The best of the bunch will be screened at next year's Jozi Film Festival, running from 15 to 17 February 2013. "We love Jozi and we love film," says Lisa Henry, one of the festival's founding members. "A lot of people have aspirations about making a film. Here's your chance, Joburg."

She says the film can be about anything that inspires you, makes you happy or makes you sad. "A slice of life, a homage to your gogo, a rant about rush hour traffic, an ode to jacarandas: go mad, get creative, get out into our city and make a film on your phone," says Henry.

The films must be one to three minutes long and made in Johannesburg or by a Joburger anywhere. JFF sponsors Audio Network, a production music library, is also offering free music downloads to entrants and a R1 000 prize for Best Use of Music in a Mobile Phone Film.

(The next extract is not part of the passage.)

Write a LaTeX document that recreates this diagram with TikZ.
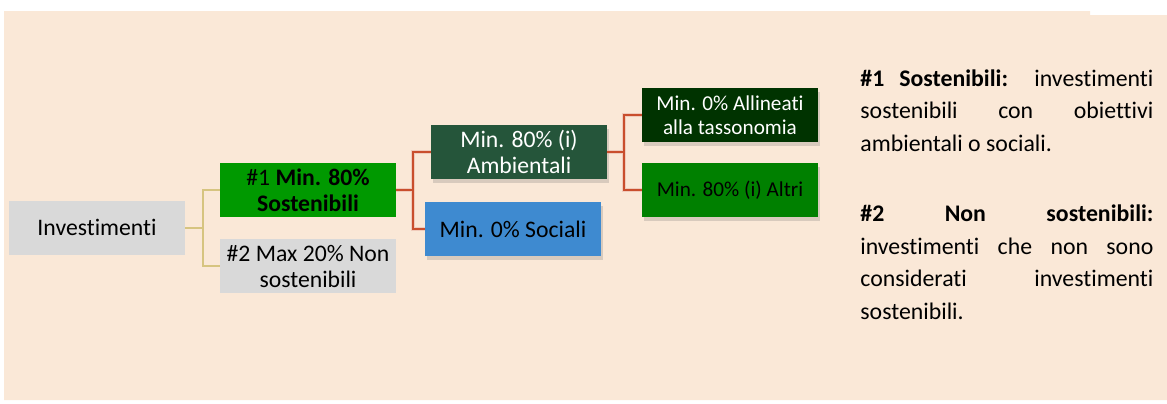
\documentclass[tikz,border=0pt]{standalone}
\usepackage{fontspec}
\setmainfont{Carlito}[Ligatures={NoCommon}]
\usetikzlibrary{shadows}
\definecolor{esgPeach}{RGB}{250,232,215}
\definecolor{esgGrey}{RGB}{217,217,217}
\definecolor{esgGreen}{RGB}{0,153,0}
\definecolor{esgDarkGreen}{RGB}{37,85,58}
\definecolor{esgDeepGreen}{RGB}{0,51,0}
\definecolor{esgMidGreen}{RGB}{0,128,0}
\definecolor{esgBlue}{RGB}{62,138,208}
\definecolor{esgTan}{RGB}{214,196,128}
\definecolor{esgRed}{RGB}{201,78,45}

\begin{document}
\begin{tikzpicture}[x=0.5pt,y=-0.5pt,
  box/.style={minimum width=88pt,minimum height=27pt,inner sep=0pt,align=center,font=\fontsize{11.85}{13}\selectfont},
  greybox/.style={box,fill=esgGrey},
  smalltext/.style={font=\fontsize{10.6}{12}\selectfont},
  shade/.style={drop shadow={shadow xshift=1pt,shadow yshift=-2pt,opacity=0.25,fill=black!55}},
  tanline/.style={draw=esgTan,line width=1pt},
  redline/.style={draw=esgRed,line width=1pt,preaction={draw=esgRed!45,line width=2.2pt,opacity=0.5}}
]
  \useasboundingbox (0,0) rectangle (1167,403);
  \fill[esgPeach] (4,11) -- (1090,11) -- (1090,15) -- (1167,15) -- (1167,400) -- (4,400) -- cycle;

  % tree of boxes
  \node[greybox] (inv) at (97,227.5) {Investimenti};
  \node[box,fill=esgGreen] (sost) at (308,190) {\#1 \textbf{Min. 80\%}\\\textbf{Sostenibili}};
  \node[greybox] (nons) at (308,266) {\#2 Max 20\% Non\\sostenibili};
  \node[box,shade,fill=esgDarkGreen,text=white] (amb) at (519,152) {Min. 80\% (i)\\Ambientali};
  \node[box,shade,fill=esgBlue] (soc) at (513,229) {Min. 0\% Sociali};
  \node[box,smalltext,shade,fill=esgDeepGreen,text=white] (tax) at (730,115) {Min. 0\% Allineati\\alla tassonomia};
  \node[box,smalltext,shade,fill=esgMidGreen] (alt) at (730,190) {Min. 80\% (i) Altri};

  \coordinate (j1) at (203,227.5);
  \coordinate (j2) at (413,190);
  \coordinate (j3) at (624,152);

  \draw[tanline] (inv.east) -- (j1) (sost.west) -| (j1) |- (nons.west);
  \draw[redline] (sost.east) -- (j2) (amb.west) -| (j2) |- (soc.west);
  \draw[redline] (amb.east) -- (j3) (tax.west) -| (j3) |- (alt.west);

  % legend
  \node[anchor=base west,text width=146.5pt,inner sep=0pt,align=justify] (legend) at (860,86)
    {\fontsize{11.9}{16.25}\selectfont\hyphenpenalty=10000 \tolerance=10000
     \textbf{\#1 Sostenibili:} investimenti\linebreak sostenibili con obiettivi\linebreak ambientali o sociali.\par\vspace{19pt}
     \textbf{\#2 Non sostenibili:}\linebreak investimenti che non sono\linebreak considerati investimenti\linebreak sostenibili.\par};
\end{tikzpicture}
\end{document}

All the info you need to enter can be found on the Jozi Film Festival website. The winners will be announced at the JFF closing ceremony, to be held at Villa Arcadia in Parktown on 17 February 2013. The top three entrants will each win a Blackberry 9790 and one year of RIM plus airtime courtesy of Vodacom; the winner will get R5 000 in cash from the Jozi Film Festival.

"In the past, a network provider might have exclusively used television and radio advertising to reach and impress potential consumers," says Vodacom's Sergio Martins, the brand manager for youth. "Now it's very different – it's about leadership, reaching the community, and building up the people we're talking to. Importantly, it's about putting into action rather than merely talking. Words are just words, nothing more. The youth respond to action, and companies have to be seen to be acting on their promises."

The Jozi Film Festival began in February 2012 with the South African premiere of Akin Omotoso's Man On Ground, which has been acclaimed all over the world. "It's time Johannesburg had something like this. I'm excited about the festival and hope it grows in the coming years. I love Joburg and I feel, as filmmakers, we haven't yet managed to fully capture its essence," says Omotoso.

"But I love the regeneration I'm seeing." It's this energy and creative passion that JFF aims to promote and foster.

Spearheaded by Henry, Shareen Anderson and Brendon Burmester, the festival was born out of a desire to create a platform for local talent and to reach new audiences by taking films to venues not traditionally associated with film.

Tickets for the festival are R20 and some screenings are free. Workshops will also be held during next year's three-day festival, taking place from 15 to 17 February, starting at The Bioscope Independent Cinema in Maboneng Precinct.